For Ann Fournier, it starts with a train ride. She has taken the same train at 5 a.m. and 4:50 p.m. daily for 30 years. She spends her hour-long commutes piecing together tiny petals of red crepe paper to assemble poppies to support veterans.

Fournier’s work has made her a symbol on the train. Known as the ‘Poppy Lady,’ she has created 100,000 poppies each year over several decades. Her commitment began as a tribute to her brothers, who served during Vietnam, but has continued as a way to honor each veteran and civilian she has met on her ride to the American Legion Auxiliary (ALA) state headquarters in Boston.

‘The conductor saves a seat with a table for me every day,’ says Fournier, who serves as ALA Department of Massachusetts secretary/executive director. ‘He’s a veteran as well. Sometimes he sits with me to help. Sometimes strangers ask me what I’m doing. But the best moments happen when a veteran sits down or thanks me. I don’t do it for the thanks; I do it because I can, and these little red flowers are a way to help those in need. Our veterans don’t get enough of anything.’

The red poppy holds great meaning for veterans all over the world. After the battles of World War I, the blood-red poppy flourished in France and Belgium when battlefields became burial grounds. The red flowers suddenly bloomed among the newly dug gravesites of fallen service members, turning the new graveyards into fields of red. Today, the poppy is a symbol of sacrifices made from WWI to today’s war on terror.

Millions of people worldwide wear the red poppy as a call to honor living veterans and those who lost their lives. The tradition can be traced back to 1918 when Moina Michael popularized the idea of wearing a poppy flower in memory of the military lives lost in WWI. She drew inspiration from the poem In Flanders Fields, written by WWI Col. John McCrae as he gazed at the rows and rows of graves where his comrades had been recently buried. In the decades that followed, poppies have been worn, displayed and distributed for fundraising efforts for veterans service organizations around the world.

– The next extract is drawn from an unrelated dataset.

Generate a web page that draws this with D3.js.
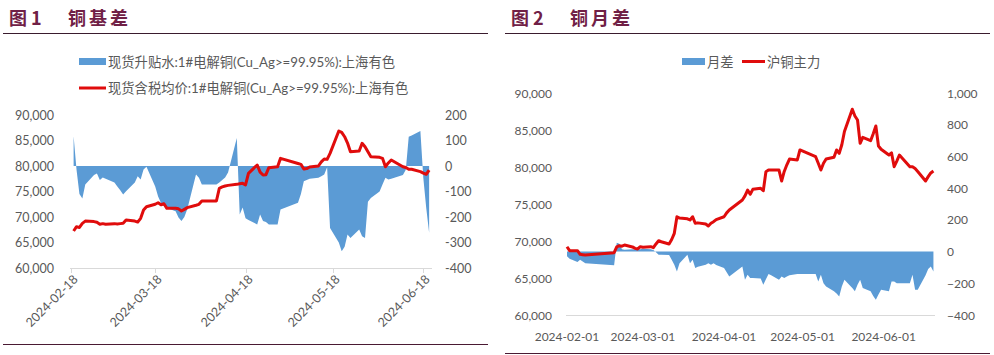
<!DOCTYPE html>
<html><head><meta charset="utf-8">
<script src="https://cdn.jsdelivr.net/npm/d3@7/dist/d3.min.js"></script>
<style>
body{margin:0;background:#fff;}
svg{display:block;}
text{font-family:Lato,"Noto Sans CJK SC",sans-serif;}
</style></head>
<body>
<svg id="c" width="994" height="355"></svg>
<script>
// ---------- Chart 1 data: 铜基差 ----------
const basisDates = ["2024-02-19","2024-02-20","2024-02-21","2024-02-22","2024-02-23","2024-02-26","2024-02-27","2024-02-28","2024-02-29","2024-03-01","2024-03-04","2024-03-05","2024-03-06","2024-03-07","2024-03-08","2024-03-11","2024-03-12","2024-03-13","2024-03-14","2024-03-15","2024-03-18","2024-03-19","2024-03-20","2024-03-21","2024-03-22","2024-03-25","2024-03-26","2024-03-27","2024-03-28","2024-03-29","2024-04-01","2024-04-02","2024-04-03","2024-04-08","2024-04-09","2024-04-10","2024-04-11","2024-04-12","2024-04-15","2024-04-16","2024-04-17","2024-04-18","2024-04-19","2024-04-22","2024-04-23","2024-04-24","2024-04-25","2024-04-26","2024-04-29","2024-04-30","2024-05-06","2024-05-07","2024-05-08","2024-05-09","2024-05-10","2024-05-13","2024-05-14","2024-05-15","2024-05-16","2024-05-17","2024-05-20","2024-05-21","2024-05-22","2024-05-23","2024-05-24","2024-05-27","2024-05-28","2024-05-29","2024-05-30","2024-05-31","2024-06-03","2024-06-04","2024-06-05","2024-06-06","2024-06-07","2024-06-11","2024-06-12","2024-06-13","2024-06-14","2024-06-17","2024-06-18","2024-06-19","2024-06-20"];
const basisValues = [117,-15,-110,-127,-73,-35,-29,-55,-45,-50,-65,-80,-95,-112,-99,-65,-40,-53,-14,-3,-80,-120,-145,-157,-165,-177,-202,-216,-200,-170,-33,-46,-73,-73,-65,-55,-45,-25,110,-190,-163,-205,-212,-229,-190,-216,-220,-229,-229,-171,-144,-110,-60,-55,-50,-46,-40,-33,-5,-243,-300,-334,-317,-269,-282,-249,-275,-282,-140,-125,-100,-73,-46,-53,-50,-35,-15,115,120,137,-46,-164,-262];
const spotPrices = [67255,68100,67950,68760,69200,69100,68960,68570,68700,68570,68700,68650,68700,68760,69400,69200,69000,69740,71370,72020,72500,72800,72400,72600,71700,71700,71600,71170,71500,71830,72300,72480,73140,73140,75620,75900,76080,76200,76400,76500,76600,76300,78560,80200,78800,78240,78300,79670,79860,81500,80500,80330,79400,79500,79800,80000,80800,81370,81300,82480,86860,86600,85740,84500,82800,82940,84450,83780,82800,81820,81700,81500,79860,80600,81180,79860,79700,79350,79350,78900,78600,78370,79200];
const c1LeftTicks = [60000,65000,70000,75000,80000,85000,90000];
const c1RightTicks = [-400,-300,-200,-100,0,100,200];
const c1XTicks = ["2024-02-18","2024-03-18","2024-04-18","2024-05-18","2024-06-18"];
const c1Legend = ["现货升贴水:1#电解铜(Cu_Ag>=99.95%):上海有色","现货含税均价:1#电解铜(Cu_Ag>=99.95%):上海有色"];

// ---------- Chart 2 data: 铜月差 ----------
const spreadDates = ["2024-02-01","2024-02-02","2024-02-05","2024-02-06","2024-02-07","2024-02-08","2024-02-19","2024-02-20","2024-02-21","2024-02-22","2024-02-23","2024-02-26","2024-02-27","2024-02-28","2024-02-29","2024-03-01","2024-03-04","2024-03-05","2024-03-06","2024-03-07","2024-03-08","2024-03-11","2024-03-12","2024-03-13","2024-03-14","2024-03-15","2024-03-18","2024-03-19","2024-03-20","2024-03-21","2024-03-22","2024-03-25","2024-03-26","2024-03-27","2024-03-28","2024-03-29","2024-04-01","2024-04-02","2024-04-03","2024-04-08","2024-04-09","2024-04-10","2024-04-11","2024-04-12","2024-04-15","2024-04-16","2024-04-17","2024-04-18","2024-04-19","2024-04-22","2024-04-23","2024-04-24","2024-04-25","2024-04-26","2024-04-29","2024-04-30","2024-05-06","2024-05-07","2024-05-08","2024-05-09","2024-05-10","2024-05-13","2024-05-14","2024-05-15","2024-05-16","2024-05-17","2024-05-20","2024-05-21","2024-05-22","2024-05-23","2024-05-24","2024-05-27","2024-05-28","2024-05-29","2024-05-30","2024-05-31","2024-06-03","2024-06-04","2024-06-05","2024-06-06","2024-06-07","2024-06-11","2024-06-12","2024-06-13","2024-06-14","2024-06-17","2024-06-18","2024-06-19","2024-06-20"];
const spreadValues = [-30,-45,-66,-52,-62,-73,-87,55,50,15,12,15,12,15,15,18,15,10,-5,-20,-20,-22,-52,-83,-125,-73,-20,-73,-52,-104,-95,-83,-73,-83,-73,-85,-104,-130,-157,-94,-178,-146,-167,-167,-170,-209,-175,-142,-150,-178,-157,-167,-157,-150,-142,-142,-142,-188,-146,-200,-220,-251,-265,-283,-220,-178,-230,-251,-210,-178,-230,-251,-280,-304,-270,-241,-251,-188,-188,-199,-199,-199,-146,-241,-241,-150,-110,-94,-125];
const futPrices = [69230,68690,68690,68200,68150,68100,68420,69200,69360,69300,69460,69200,69000,68920,69230,69150,69230,69100,69600,70040,69900,69590,70200,71040,73280,73100,73000,72840,73280,72390,72450,72300,72030,72400,72610,72900,73280,73800,74190,75540,76100,76890,76310,76980,77120,76800,79360,79590,79600,79590,78110,79400,80300,81080,80950,82300,81390,80500,79590,80500,81080,81310,82300,81850,83000,84800,87800,86900,86350,83200,84010,83560,84500,85540,82840,82400,81620,81900,80040,80800,81620,80040,80040,79800,79400,78110,78700,79200,79460];
const c2LeftTicks = [60000,65000,70000,75000,80000,85000,90000];
const c2RightTicks = [-400,-200,0,200,400,600,800,1000];
const c2XTicks = ["2024-02-01","2024-03-01","2024-04-01","2024-05-01","2024-06-01"];
const c2Legend = ["月差","沪铜主力"];

// ---------- drawing ----------
const parse = d3.timeParse("%Y-%m-%d");
const svg = d3.select("#c");
const BLUE = "#5b9bd5", RED = "#e00c0c", GRAY = "#595959", TITLE = "#702046", AXIS = "#d9d9d9";
const fmt = d3.format(",");

function header(x0, x1, num, name, bottomY){
  svg.append("text").attr("x", x0+6).attr("y", 17).attr("dominant-baseline","central")
     .attr("font-size",18).attr("font-weight","bold").attr("fill",TITLE)
     .style("font-family","'Noto Sans CJK SC',sans-serif").text("图 " + num);
  svg.append("text").attr("x", x0+65).attr("y", 17).attr("dominant-baseline","central")
     .attr("font-size",18).attr("font-weight","bold").attr("fill",TITLE)
     .style("font-family","'Noto Sans CJK SC',sans-serif").attr("letter-spacing",3).text(name);
  svg.append("line").attr("x1",x0).attr("x2",x1).attr("y1",33.5).attr("y2",33.5)
     .attr("stroke","#3a1c2e").attr("stroke-width",1);
  svg.append("line").attr("x1",x0).attr("x2",x1).attr("y1",bottomY).attr("y2",bottomY)
     .attr("stroke","#4a1a33").attr("stroke-width",1.2);
}

// Chart 1
header(3, 488, 1, "铜基差", 344.5);
{
  const dates = basisDates.map(parse);
  const x = d3.scaleTime().domain([parse(c1XTicks[0]), parse(c1XTicks[4])]).range([70.7, 423.3]);
  const yL = d3.scaleLinear().domain([60000, 90000]).range([268, 115]);
  const yR = d3.scaleLinear().domain([-400, 200]).range([268, 115]);
  const g = svg.append("g");
  g.append("line").attr("x1",70).attr("x2",432).attr("y1",268.5).attr("y2",268.5).attr("stroke",AXIS);
  c1XTicks.forEach(t=>{
    const xx = Math.round(x(parse(t)))+0.5;
    g.append("line").attr("x1",xx).attr("x2",xx).attr("y1",268.5).attr("y2",273).attr("stroke",AXIS);
    g.append("text").attr("transform",`translate(${xx+4},${277}) rotate(-45)`)
     .attr("text-anchor","end").attr("dominant-baseline","central")
     .attr("font-size",12.5).attr("fill",GRAY).text(t);
  });
  c1LeftTicks.forEach(v=>{
    g.append("text").attr("x",54).attr("y",yL(v)).attr("text-anchor","end").attr("dominant-baseline","central")
     .attr("font-size",12.5).attr("fill",GRAY).text(fmt(v));
  });
  c1RightTicks.forEach(v=>{
    g.append("text").attr("x",445).attr("y",yR(v)).attr("text-anchor","start").attr("dominant-baseline","central")
     .attr("font-size",12.5).attr("fill",GRAY).text(v);
  });
  const area = d3.area().x((d,i)=>x(dates[i])).y0(yR(0)).y1(d=>yR(d));
  g.append("path").attr("d", area(basisValues)).attr("fill",BLUE);
  const line = d3.line().x((d,i)=>x(dates[i])).y(d=>yL(d));
  g.append("path").attr("d", line(spotPrices)).attr("fill","none").attr("stroke",RED)
   .attr("stroke-width",3).attr("stroke-linejoin","round");
  g.append("rect").attr("x",79).attr("y",58).attr("width",27).attr("height",7).attr("fill",BLUE);
  g.append("text").attr("x",108).attr("y",61.5).attr("dominant-baseline","central").attr("font-size",13.3).attr("fill",GRAY).text(c1Legend[0]);
  g.append("line").attr("x1",79).attr("x2",106).attr("y1",88).attr("y2",88).attr("stroke",RED).attr("stroke-width",3);
  g.append("text").attr("x",108).attr("y",88).attr("dominant-baseline","central").attr("font-size",13.3).attr("fill",GRAY).text(c1Legend[1]);
}

// Chart 2
header(505, 990, 2, "铜月差", 353.5);
{
  const dates = spreadDates.map(parse);
  const x = d3.scaleTime().domain([parse(c2XTicks[0]), parse(c2XTicks[4])]).range([567, 883.7]);
  const yL = d3.scaleLinear().domain([60000, 90000]).range([315, 93]);
  const yR = d3.scaleLinear().domain([-400, 1000]).range([315, 93]);
  const g = svg.append("g");
  g.append("line").attr("x1",566).attr("x2",935).attr("y1",315.5).attr("y2",315.5).attr("stroke",AXIS);
  c2XTicks.forEach(t=>{
    g.append("text").attr("x",x(parse(t))).attr("y",336).attr("text-anchor","middle").attr("dominant-baseline","central")
     .attr("font-size",12).attr("fill",GRAY).text(t);
  });
  c2LeftTicks.forEach(v=>{
    g.append("text").attr("x",552).attr("y",yL(v)).attr("text-anchor","end").attr("dominant-baseline","central")
     .attr("font-size",12).attr("fill",GRAY).text(fmt(v));
  });
  c2RightTicks.forEach(v=>{
    g.append("text").attr("x",947).attr("y",yR(v)).attr("text-anchor","start").attr("dominant-baseline","central")
     .attr("font-size",12).attr("fill",GRAY).text(fmt(v));
  });
  const area = d3.area().x((d,i)=>x(dates[i])).y0(yR(0)).y1(d=>yR(d));
  g.append("path").attr("d", area(spreadValues)).attr("fill",BLUE);
  const line = d3.line().x((d,i)=>x(dates[i])).y(d=>yL(d));
  g.append("path").attr("d", line(futPrices)).attr("fill","none").attr("stroke",RED)
   .attr("stroke-width",3).attr("stroke-linejoin","round");
  g.append("rect").attr("x",682).attr("y",58).attr("width",23).attr("height",7).attr("fill",BLUE);
  g.append("text").attr("x",707).attr("y",61.5).attr("dominant-baseline","central").attr("font-size",13.3).attr("fill",GRAY).text(c2Legend[0]);
  g.append("line").attr("x1",742).attr("x2",765).attr("y1",61.5).attr("y2",61.5).attr("stroke",RED).attr("stroke-width",3);
  g.append("text").attr("x",767).attr("y",61.5).attr("dominant-baseline","central").attr("font-size",13.3).attr("fill",GRAY).text(c2Legend[1]);
}
</script>
</body></html>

The American Legion Family is the driving force behind the now trademarked National Poppy Day because of its support for veterans and long-standing connection to the poppy flower. In the early 1920s, the Legion Family adopted the poppy as its official memorial flower to pay homage to the battlefields of WWI. Now, it is the Family’s mission to support the military community by promoting the significance of the flower and the meaning behind it.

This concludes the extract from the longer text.